Vollständig programmieren wird Dir das hier niemand, Deine Hausaufgaben musst Du schon selbst machen.


----------



## danielm (10. November 2003)

joar, einfach ne datenbank mit der frage, den möglichen antworten und die richtigen antworten...


----------



## vlap (11. November 2003)

Danke erst mal für die Antworten!

Mh sind keine Hausaufgaben. Sollte für eine Schule ein Test-Programm schreiben, da ` ich mich etwas falsch ausgedrückt - aber mit deinen Antworten hast du mir bereits sehr weitergeholfen. Darüber, dass mir niemand meine "Hausübung" zumailt, war ich mir im klaren.

Die Antwort von Danielm ist mir aber unverständlich. Unausreichende Informationen für ein doch sehr weitreichendes Projekt.

Wie binde ich die Datenbank am besten ein um möglichst Resourcen zu sparen?

Mfg

vlap

PS:


> Tausch doch einfach die Text-Eigenschaft mit den jeweiligen Strings für Frage und Antworten aus.



Die Text-Eigenschaft der Kontrollkästchen?
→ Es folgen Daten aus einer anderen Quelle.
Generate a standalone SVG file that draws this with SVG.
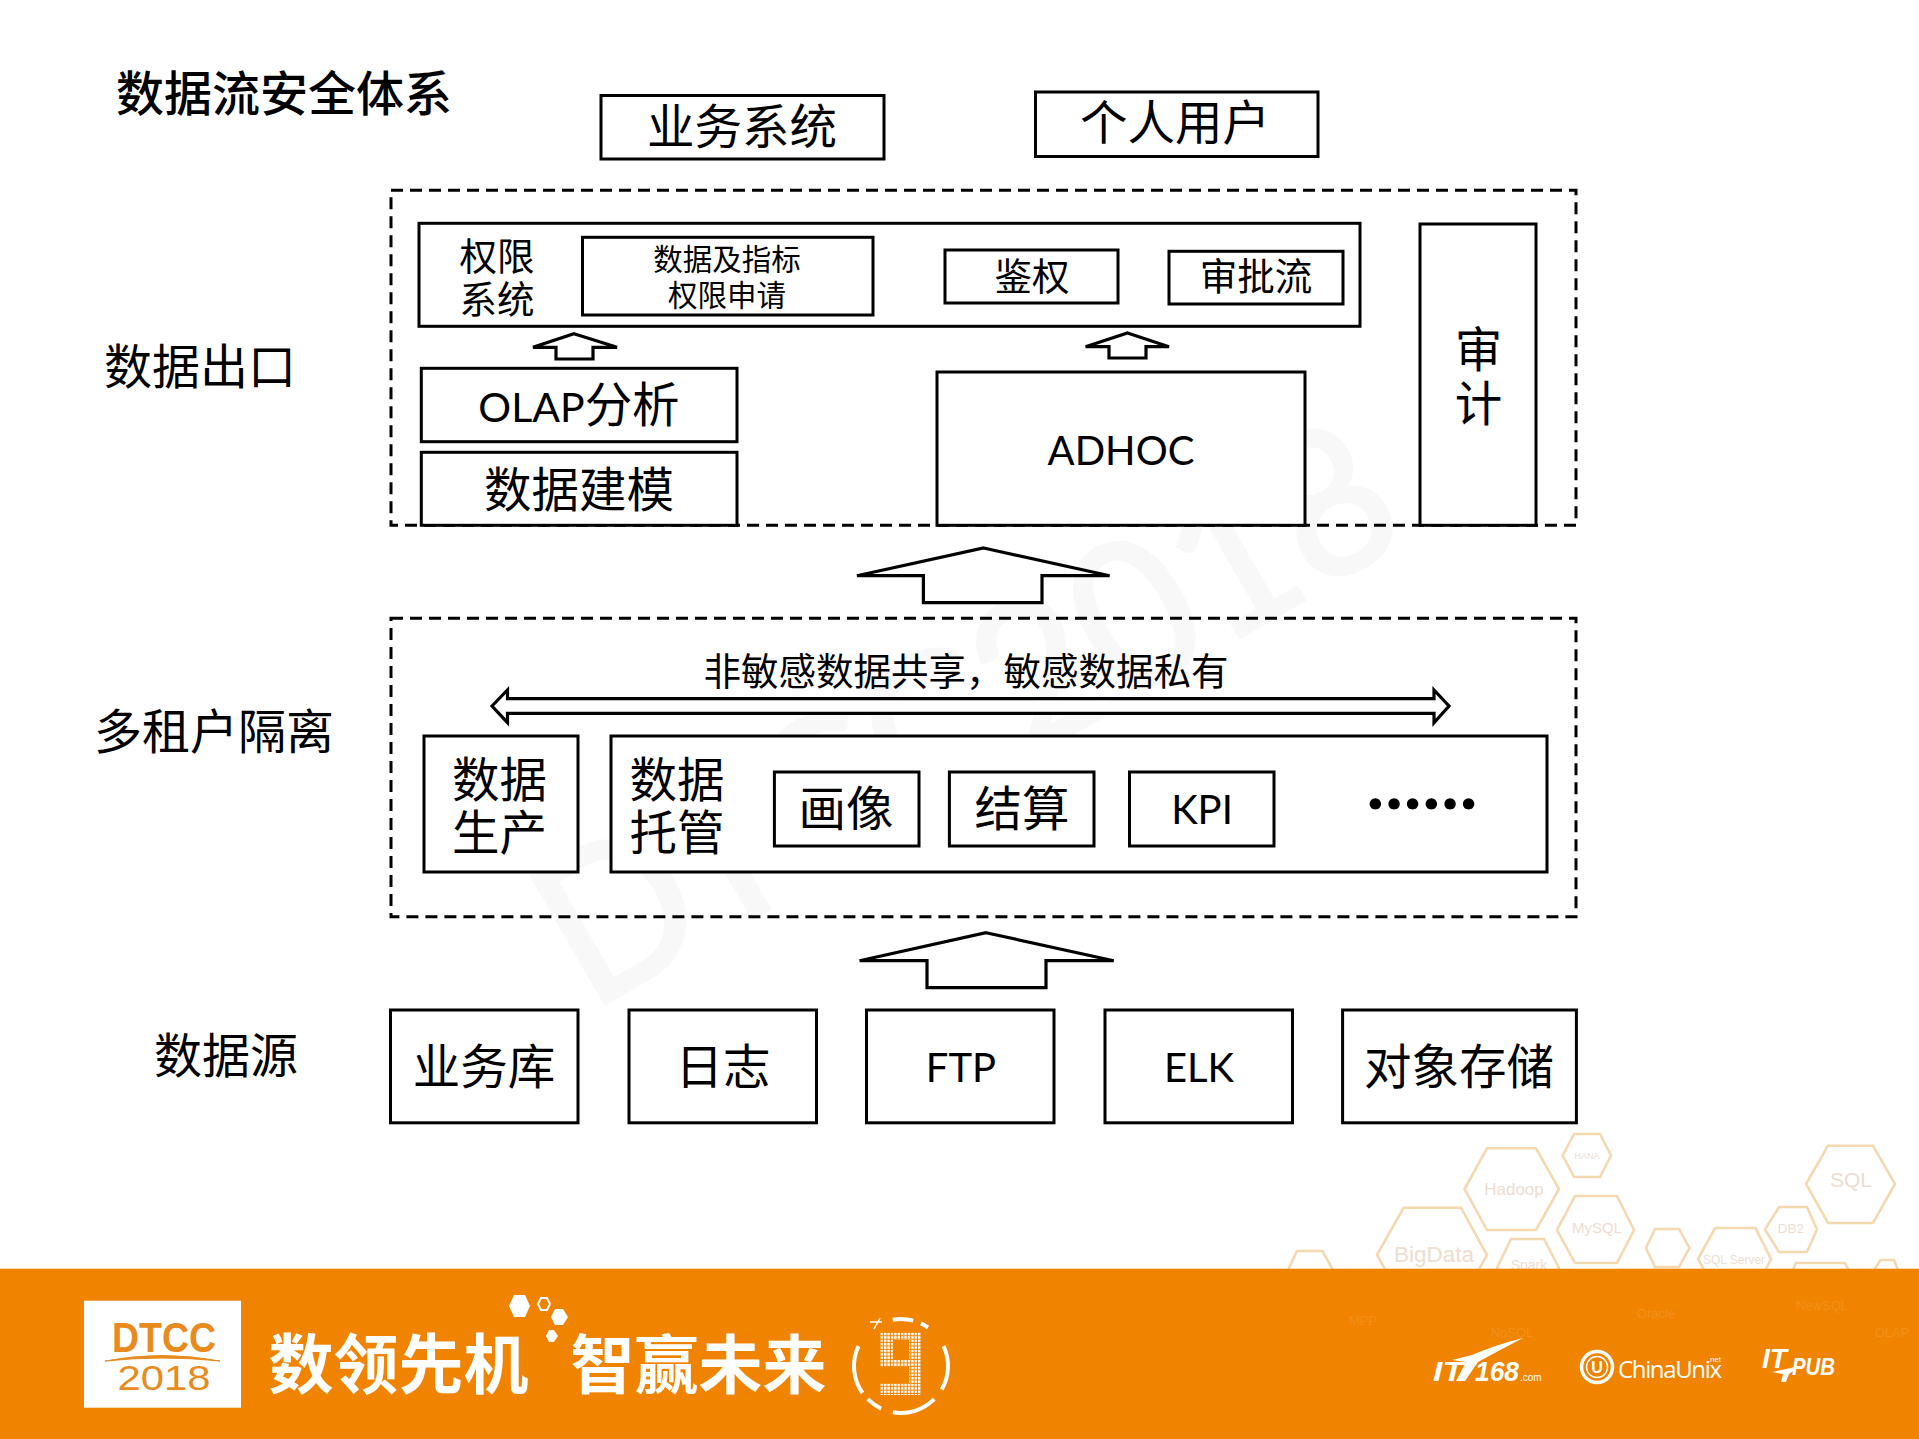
<svg xmlns="http://www.w3.org/2000/svg" width="1919" height="1439" viewBox="0 0 1919 1439">
<defs>
<style>
text{font-family:"Noto Sans CJK SC","Liberation Sans",sans-serif;text-anchor:middle;fill:#000}
.l{font-family:Lato,"Noto Sans CJK SC",sans-serif;font-size:40px}
.b{fill:#fff;stroke:#000;stroke-width:3}
.d{fill:none;stroke:#000;stroke-width:3;stroke-dasharray:12 7}
.a{fill:#fff;stroke:#000;stroke-width:3.2;stroke-linejoin:miter}
.f46{font-size:47.5px}.f37{font-size:37.5px}.f29{font-size:29.5px}
.hx{fill:none;stroke:#f4d8b0;stroke-width:2.6}
.ht{font-family:"Liberation Sans",sans-serif;fill:#eddcd0}
.ft{font-family:"Liberation Sans",sans-serif;fill:#f2901c}
.w{fill:#fff}
.arc{fill:none;stroke:#fff;stroke-width:4}
</style>
<pattern id="dots" width="3.4" height="3.4" patternUnits="userSpaceOnUse"><rect width="2.4" height="2.4" fill="#fff"/></pattern>
</defs>
<rect width="1919" height="1439" fill="#fff"/>
<text id="watermark" x="590" y="1012" transform="rotate(-30 590 1012)" textLength="950" lengthAdjust="spacingAndGlyphs" style="font-family:Lato,'Liberation Sans',sans-serif;font-weight:400;font-size:204px;text-anchor:start;fill:#f8f8f8;stroke:#f8f8f8;stroke-width:4">DTCC2018</text>

<g id="deco-hexagons">
<polygon class="hx" points="1464.6,1189 1487,1148.3 1536,1148.3 1559,1189 1536,1230 1487,1230"/>
<polygon class="hx" points="1562.7,1155.5 1574,1134 1600,1134 1611,1155.5 1600,1177 1574,1177"/>
<polygon class="hx" points="1806,1184 1828,1145.7 1873,1145.7 1895,1184 1873,1223 1828,1223"/>
<polygon class="hx" points="1557,1230 1575,1196 1617,1196 1634,1230 1617,1263 1575,1263"/>
<polygon class="hx" points="1377,1255 1403.6,1207.7 1461,1207.7 1487,1255 1461,1302 1403.6,1302"/>
<polygon class="hx" points="1497,1268 1511,1239 1544,1239 1559,1268 1544,1297 1511,1297"/>
<polygon class="hx" points="1646,1248 1655,1229 1679,1229 1689.4,1248 1679,1267 1655,1267"/>
<polygon class="hx" points="1698,1259 1715,1228 1755.5,1228 1771,1259 1755.5,1290 1715,1290"/>
<polygon class="hx" points="1765,1229.5 1779,1207 1807,1207 1817,1229.5 1807,1252 1779,1252"/>
<polygon class="hx" points="1288,1270 1297,1251 1322.5,1251 1333,1270 1322,1290 1297,1290"/>
<polygon class="hx" points="1790,1275 1796,1263 1845,1263 1851,1275 1845,1290 1796,1290"/>
<polygon class="hx" points="1874,1270 1880.5,1260 1894,1260 1898,1270 1894,1280 1880.5,1280"/>
<text class="ht" x="1514" y="1195" font-size="17">Hadoop</text>
<text class="ht" x="1587" y="1159" font-size="9">HANA</text>
<text class="ht" x="1851" y="1187" font-size="21">SQL</text>
<text class="ht" x="1597" y="1233" font-size="15">MySQL</text>
<text class="ht" x="1434" y="1262" font-size="22.5">BigData</text>
<text class="ht" x="1529" y="1270" font-size="14">Spark</text>
<text class="ht" x="1734" y="1264" font-size="12">SQL Server</text>
<text class="ht" x="1791" y="1233" font-size="13.5">DB2</text>
</g>

<g id="footer">
<rect y="1268.7" width="1919" height="171" fill="#f08300"/>
<text class="ft" x="1363" y="1325" font-size="13">MPP</text>
<text class="ft" x="1512" y="1337" font-size="13">NoSQL</text>
<text class="ft" x="1656" y="1318" font-size="13">Oracle</text>
<text class="ft" x="1822" y="1310" font-size="13">NewSQL</text>
<text class="ft" x="1892" y="1337" font-size="13">OLAP</text>
</g>
<g id="dtcc-logo">
<rect x="84" y="1300.7" width="157" height="107" fill="#fff"/>
<text x="164" y="1352" textLength="104" lengthAdjust="spacingAndGlyphs" style="font-family:'Liberation Sans',sans-serif;font-size:42px;font-weight:700;fill:#e88a1e">DTCC</text>
<path d="M105 1361Q162 1350 220 1361Q162 1355 105 1361Z" fill="#e88a1e" stroke="#e88a1e"/>
<text x="164" y="1390" textLength="93" lengthAdjust="spacingAndGlyphs" style="font-family:'Liberation Sans',sans-serif;font-size:35px;fill:#e88a1e">2018</text>
</g>
<g id="slogan">
<text class="w" x="398.500" y="1388" style="font-size:65px;font-weight:700;fill:#fff">数领先机</text>
<text class="w" x="698.500" y="1388" style="font-size:64px;font-weight:700;fill:#fff">智赢未来</text>
<polygon class="w" points="509,1306 514,1295 525,1295 530,1306 525,1317 514,1317"/>
<polygon points="538,1304 541,1298 547,1298 550,1304 547,1310 541,1310" fill="none" stroke="#fff" stroke-width="2"/>
<polygon class="w" points="551,1317 555,1309 563,1309 568,1317 563,1325 555,1325"/>
<polygon class="w" points="546,1336 549,1330 554,1330 558,1336 554,1342 549,1342"/>
<path class="arc" d="M892.800 1319.700A47 47 0 0 1 913.200 1320.600M920.900 1323.400A47 47 0 0 1 928 1327.500"/>
<path class="arc" d="M943.600 1346.100A47 47 0 0 1 941.700 1389.500"/>
<path class="arc" stroke-width="5" d="M934.200 1399.200A47 47 0 0 1 892.800 1412.300"/>
<path class="arc" d="M862.500 1393A47 47 0 0 1 858.400 1346.100M881.100 1408.600A47 47 0 0 1 867.800 1399.200"/>
<path d="M874 1329L880 1318M870 1322L882 1322" stroke="#fff" stroke-width="1.500" fill="none"/>
<path fill="url(#dots)" fill-rule="evenodd" d="M880 1332H921V1395H880V1383H909V1367H880ZM893 1340V1360H909V1340Z"/>
</g>
<g id="partner-logos">
<text x="1433" y="1381" textLength="30" lengthAdjust="spacingAndGlyphs" style="font-family:'Liberation Sans',sans-serif;font-weight:700;font-style:italic;font-size:27px;text-anchor:start;fill:#fff">IT</text>
<text x="1475" y="1381" textLength="44" lengthAdjust="spacingAndGlyphs" style="font-family:'Liberation Sans',sans-serif;font-weight:700;font-style:italic;font-size:27px;text-anchor:start;fill:#fff">168</text>
<text x="1520" y="1381" style="font-family:'Liberation Sans',sans-serif;font-size:10px;text-anchor:start;fill:#fff">.com</text>
<path d="M1523 1338Q1495 1345 1472 1355L1452 1360L1466 1362L1456 1381H1465L1478 1362Q1500 1350 1523 1338Z" fill="#fff"/>
<circle cx="1597" cy="1367" r="15.500" fill="none" stroke="#fff" stroke-width="3.500"/>
<circle cx="1597" cy="1367" r="10.500" fill="none" stroke="#fff" stroke-width="1.500"/>
<text x="1597" y="1373" style="font-family:'Liberation Sans',sans-serif;font-weight:700;font-size:16px;fill:#fff">U</text>
<text x="1618" y="1378" textLength="104" style="font-family:'Open Sans',sans-serif;font-size:24px;text-anchor:start;fill:#fff">ChinaUnix</text>
<text x="1721" y="1362" style="font-family:'Liberation Sans',sans-serif;font-size:8px;text-anchor:end;fill:#fff">.net</text>
<text x="1762" y="1368" style="font-family:'Liberation Sans',sans-serif;font-weight:700;font-style:italic;font-size:28px;text-anchor:start;fill:#fff">IT</text>
<text x="1792" y="1375" textLength="43" lengthAdjust="spacingAndGlyphs" style="font-family:'Liberation Sans',sans-serif;font-weight:700;font-style:italic;font-size:23px;text-anchor:start;fill:#fff">PUB</text>
<path d="M1772 1372L1800 1366L1789 1374L1786 1382H1781L1783 1374Z" fill="#fff"/>
</g>

<g id="title"><text x="284" y="111" style="font-size:48px;font-weight:500">数据流安全体系</text></g>
<g id="label-out"><text x="200" y="384" style="font-size:48px">数据出口</text></g>
<g id="label-tenant"><text x="214" y="749" style="font-size:48px">多租户隔离</text></g>
<g id="label-source"><text x="226" y="1073" style="font-size:48px">数据源</text></g>

<g id="group-export"><rect class="d" x="391" y="190.300" width="1185" height="335"/></g>
<g id="group-tenant"><rect class="d" x="391" y="618.300" width="1185" height="298.400"/></g>

<g id="biz"><rect class="b" x="601" y="95.500" width="283" height="63.500"/><text class="f46" x="742" y="144">业务系统</text></g>
<g id="user"><rect class="b" x="1035.500" y="92" width="282.500" height="64.500"/><text class="f46" x="1175" y="139.500">个人用户</text></g>

<g id="perm"><rect class="b" x="419" y="223.300" width="941" height="103"/>
<text class="f37" x="497" y="270">权限</text><text class="f37" x="497" y="313">系统</text></g>
<g id="perm-apply"><rect class="b" x="582.500" y="237.300" width="290.500" height="77.700"/>
<text class="f29" x="727" y="270">数据及指标</text><text class="f29" x="727" y="305.500">权限申请</text></g>
<g id="auth"><rect class="b" x="945" y="250" width="173" height="53"/><text class="f37" x="1032" y="290">鉴权</text></g>
<g id="approve"><rect class="b" x="1169" y="251.300" width="174" height="52.700"/><text class="f37" x="1256" y="290">审批流</text></g>
<g id="olap"><rect class="b" x="421.300" y="368.300" width="315.700" height="73.400"/><text class="f46" x="579" y="422"><tspan class="l" style="font-size:41px">OLAP</tspan>分析</text></g>
<g id="model"><rect class="b" x="421.300" y="452.300" width="315.700" height="73"/><text class="f46" x="579" y="507">数据建模</text></g>
<g id="adhoc"><rect class="b" x="937" y="372" width="368" height="153.300"/><text class="l" x="1121" y="465">ADHOC</text></g>
<g id="audit"><rect class="b" x="1420" y="224" width="116" height="301.300"/><text class="f46" x="1478.500" y="367">审</text><text class="f46" x="1478.500" y="421">计</text></g>

<g id="producer"><rect class="b" x="424" y="736" width="154" height="136"/><text class="f46" x="499.500" y="797">数据</text><text class="f46" x="499.500" y="850">生产</text></g>
<g id="hosting"><rect class="b" x="611" y="736" width="936" height="136"/><text class="f46" x="677" y="797">数据</text><text class="f46" x="677" y="850">托管</text>
<text x="1367" y="809" style="font-family:Lato,'Liberation Sans',sans-serif;font-size:70px;font-weight:900;letter-spacing:2px;text-anchor:start">......</text></g>
<g id="profile"><rect class="b" x="774.400" y="772" width="144.600" height="74"/><text class="f46" x="846" y="826">画像</text></g>
<g id="settle"><rect class="b" x="949.400" y="772" width="144.600" height="74"/><text class="f46" x="1022" y="826">结算</text></g>
<g id="kpi"><rect class="b" x="1129.500" y="772" width="144.500" height="74"/><text class="l" x="1202" y="824">KPI</text></g>
<g id="share-label"><text class="f37" x="966" y="685">非敏感数据共享，敏感数据私有</text></g>

<g id="src-db"><rect class="b" x="390.500" y="1010" width="187.500" height="112.800"/><text class="f46" x="484" y="1084">业务库</text></g>
<g id="src-log"><rect class="b" x="629" y="1010" width="187.500" height="112.800"/><text class="f46" x="723" y="1084">日志</text></g>
<g id="src-ftp"><rect class="b" x="866.500" y="1010" width="187.500" height="112.800"/><text class="l" x="961" y="1082">FTP</text></g>
<g id="src-elk"><rect class="b" x="1105" y="1010" width="187.500" height="112.800"/><text class="l" x="1199" y="1082">ELK</text></g>
<g id="src-obj"><rect class="b" x="1342.600" y="1010" width="233.800" height="112.800"/><text class="f46" x="1459" y="1084">对象存储</text></g>

<g id="connectors">
<polygon class="a" points="574,333.700 617,347.300 593,347.300 593,359 556,359 556,347.300 533,347.300"/>
<polygon class="a" points="1127.500,333 1169,346.700 1146,346.700 1146,358 1109,358 1109,346.700 1085.600,346.700"/>
<polygon class="a" points="983.600,548 1109.600,575.700 1042,575.700 1042,602.700 923.400,602.700 923.400,575.700 857,575.700"/>
<polygon class="a" points="986,932.700 1113.700,960.700 1046,960.700 1046,987.700 927,987.700 927,960.700 859.600,960.700"/>
<polygon class="a" points="492,706 507.500,690 507.500,698.700 1434,698.700 1434,690 1449,706 1434,722.700 1434,713.300 507.500,713.300 507.500,722.700"/>
</g>
</svg>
Würde mich über nähere Erläuterung freuen?

Sorry, wenn ich hier vielleicht etwas nerven sollte, wie gesagt, bin ich VB-Neuling und habe nicht wirklich Ahnung davon! Ich lese Quellcodes was das Zeug hält, habe aber kein derartiges Beispiel gefunden!


----------



## danielm (11. November 2003)

guck mal da, da wird erklärt wie man mit vb auf ne datenbank zugreifen kann...
link


----------



## Gast (21. Juli 2009)

kannst du mir denn gesammten quelltext senden für das quiz, würde auch gerne ein Quiz machen, wäre ne gute vorlage..

Grüsse aus der Schweiz


----------



## DrSoong (22. Juli 2009)

Nachdem der Thread beinahe 6 Jahre alt ist und vlap schon seit 2 Jahren hier nicht mehr reingeschaut hat, nehme ich an, er wird dir hier nicht antworten.

Auf Seiten wie z.B. ActiveVB findest du im Upload-Bereich aber zum Stichwort Quiz etliche Projekte, lad dir die doch und schau sie dir an.


Der Doc!


----------